The author does a fantastic job of providing enough back story to set the stage for the eventual rescue mission. To understand the situation in Yugoslavia, he provides a thorough discussion of the struggle for power between Adolf Hitler (1889-1945), Joseph Stalin (1878-1953) and Washington over the the small Baltic nation. Inside the country, German forces are opposed by the Communist Josip Tito (1892-1980) and pro-western Draza Mihailovich (1893-1946). Tito and Mihailovich are engaged in their own power struggle but determined to defeat the Nazi menace. However, there were other events and agendas taking place outside of Yugoslavia that dictated the course of the war and came to haunt Winston Churchill (1874-1965), who later called Yugoslavia his biggest mistake of the war. The three-way dance that ensued and the deception that occurred are covered here and will undoubtedly surprise many. I found myself shaking my head at the series of mis-steps by Allied forces that seemed to be unaware of Stalin’s true and barely hidden agenda.
Those familiar with World War II history will know about the role of the Office of Strategic Services, under the direction of its first director, the legendary William Donovan (1883-1959). The agency boasted such recruits as future Central Intelligence Director Allen Dulles (1893-1969) and celebrity chef Julia Child (1912-2004). Today it might seem surprising that even civilians were recruited by intelligence agencies but during World War II, all bets were off. The OSS dad a job to do and as we see in the book, they were determined not to fail. Donovan’s ability to get President Franklin Roosevelt (1882-1945) to agree to the mission is one of the best anecdotes in the book and shows how urgent it became to rescue the stranded airmen.
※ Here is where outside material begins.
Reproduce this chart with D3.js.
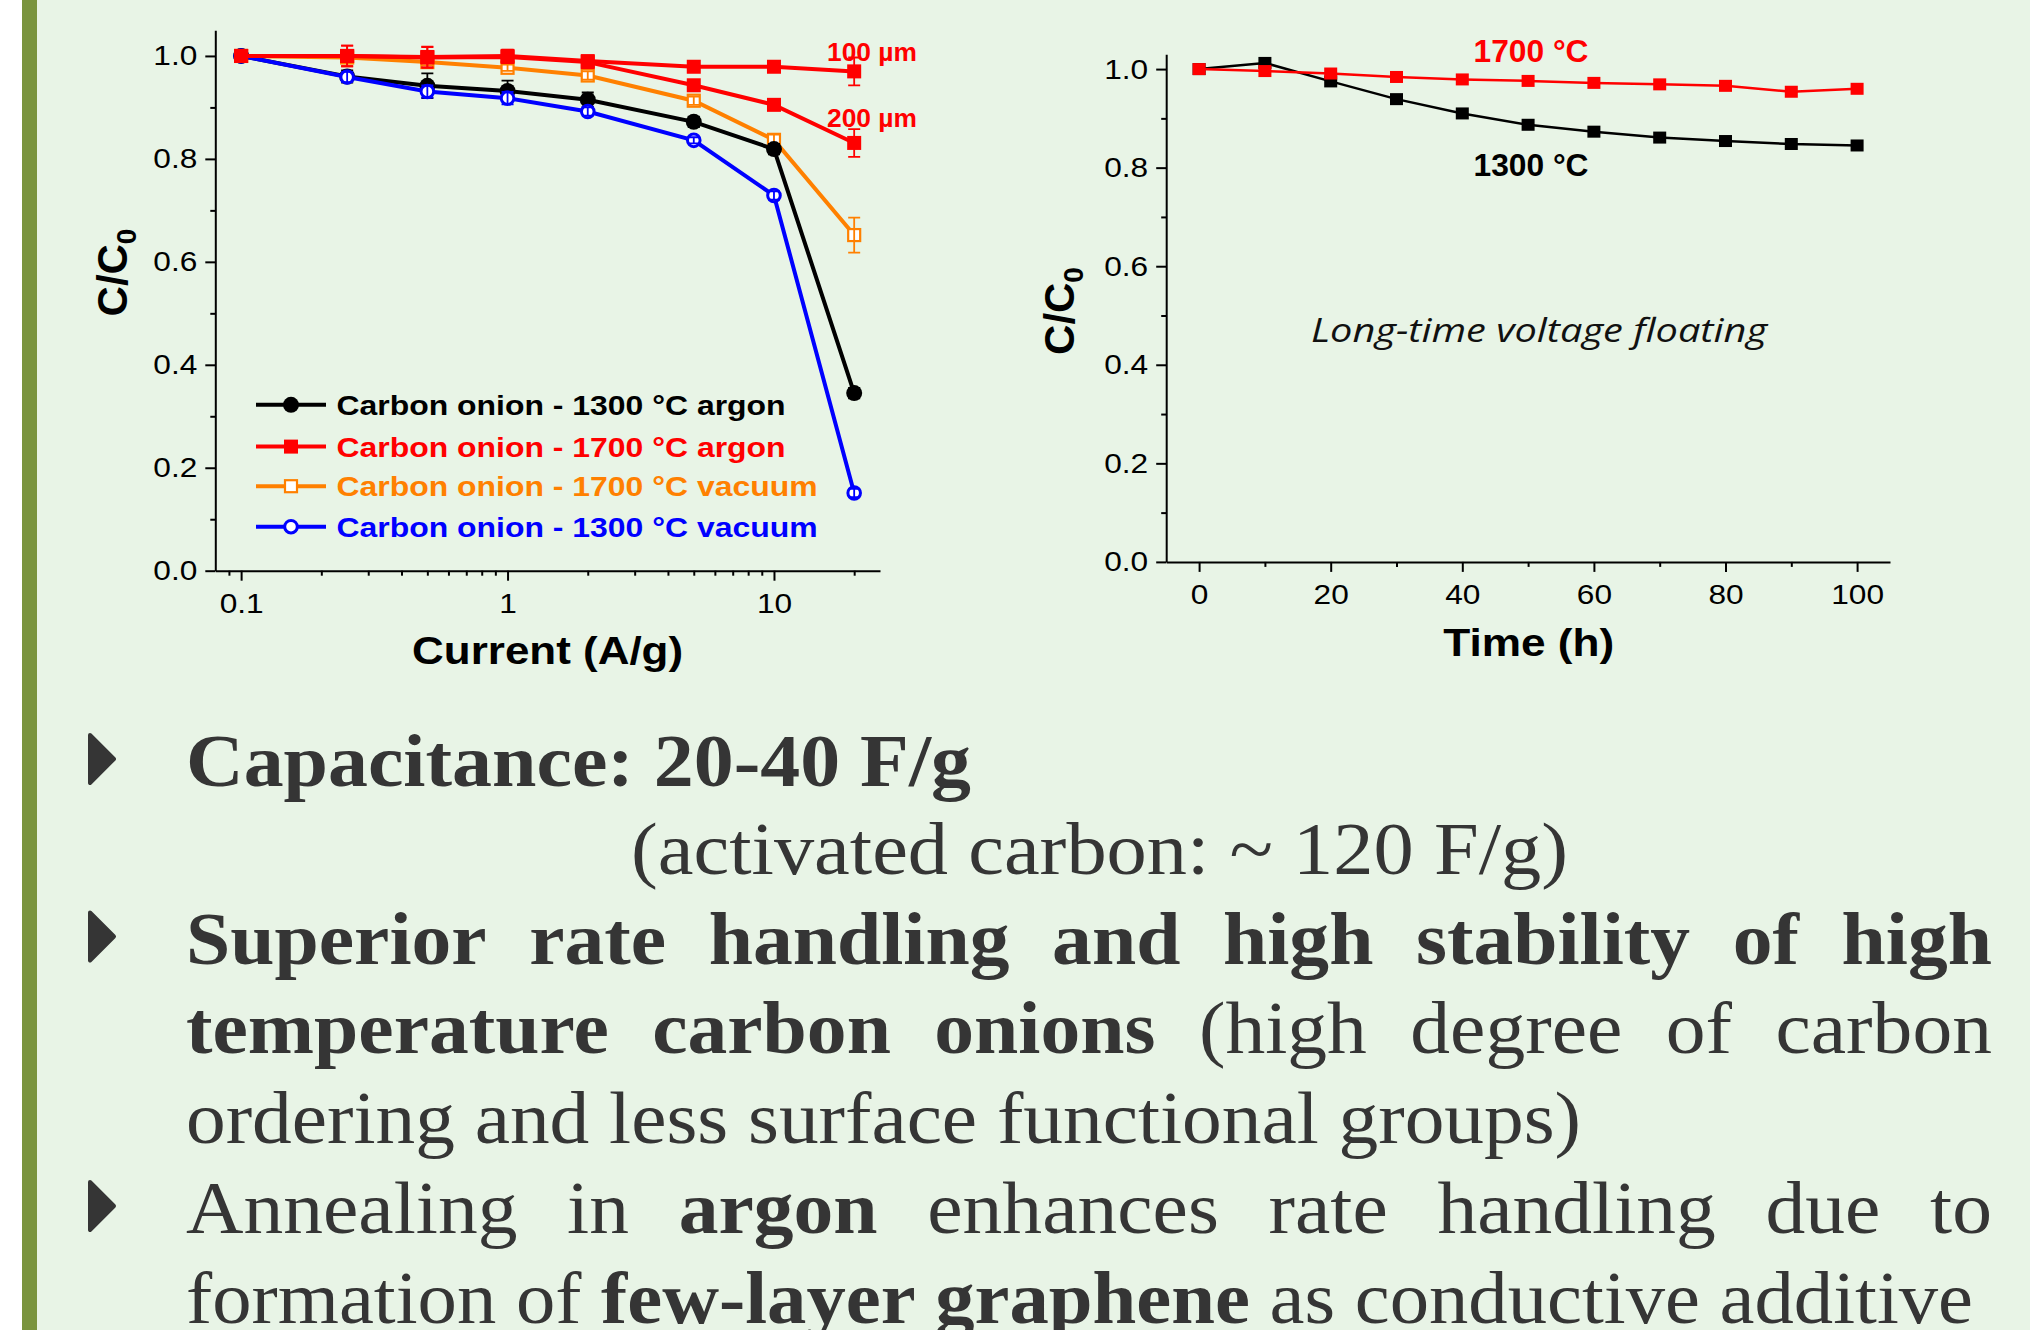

The approval of Donovan’s request set into a motion a series of events that brought together several different departments and two governments in an effort to pull of a rescue mission that no one had ever attempted before. The logistics are all covered in the book showing the high amount of risk that came with it. The margin for error was virtually non-existent but the people involved rose to the call of duty and this part of the book is uplifting and also high on suspense. One mistake could result in falling into German hands and an international diplomatic nightmare. But surprisingly not everyone was on the same page and the smaller battle between Washington and London is beyond surreal. It is a story you do have to read to believe.
Following the mission, the airmen return to civilian life but are dismayed to see how the international game of chess continues to be played. Tito’s rise and Mihailovich’s demise are some of the darker moments in the book. The airmen voice their disapproval with the official narrative and Freeman retraces their steps showing their never-ending commitment to honoring the legacy of their Yugoslavian hosts. At the end of the book, he provides an update on the airmen, some of whom were alive at the time the book was published in 2008. Now that twelve years have passed, I do not believe that they are still living but their memory is preserved eternally in this story that is simply unbelievable. For all of you World War II buffs, this book is a must have. Highly recommended.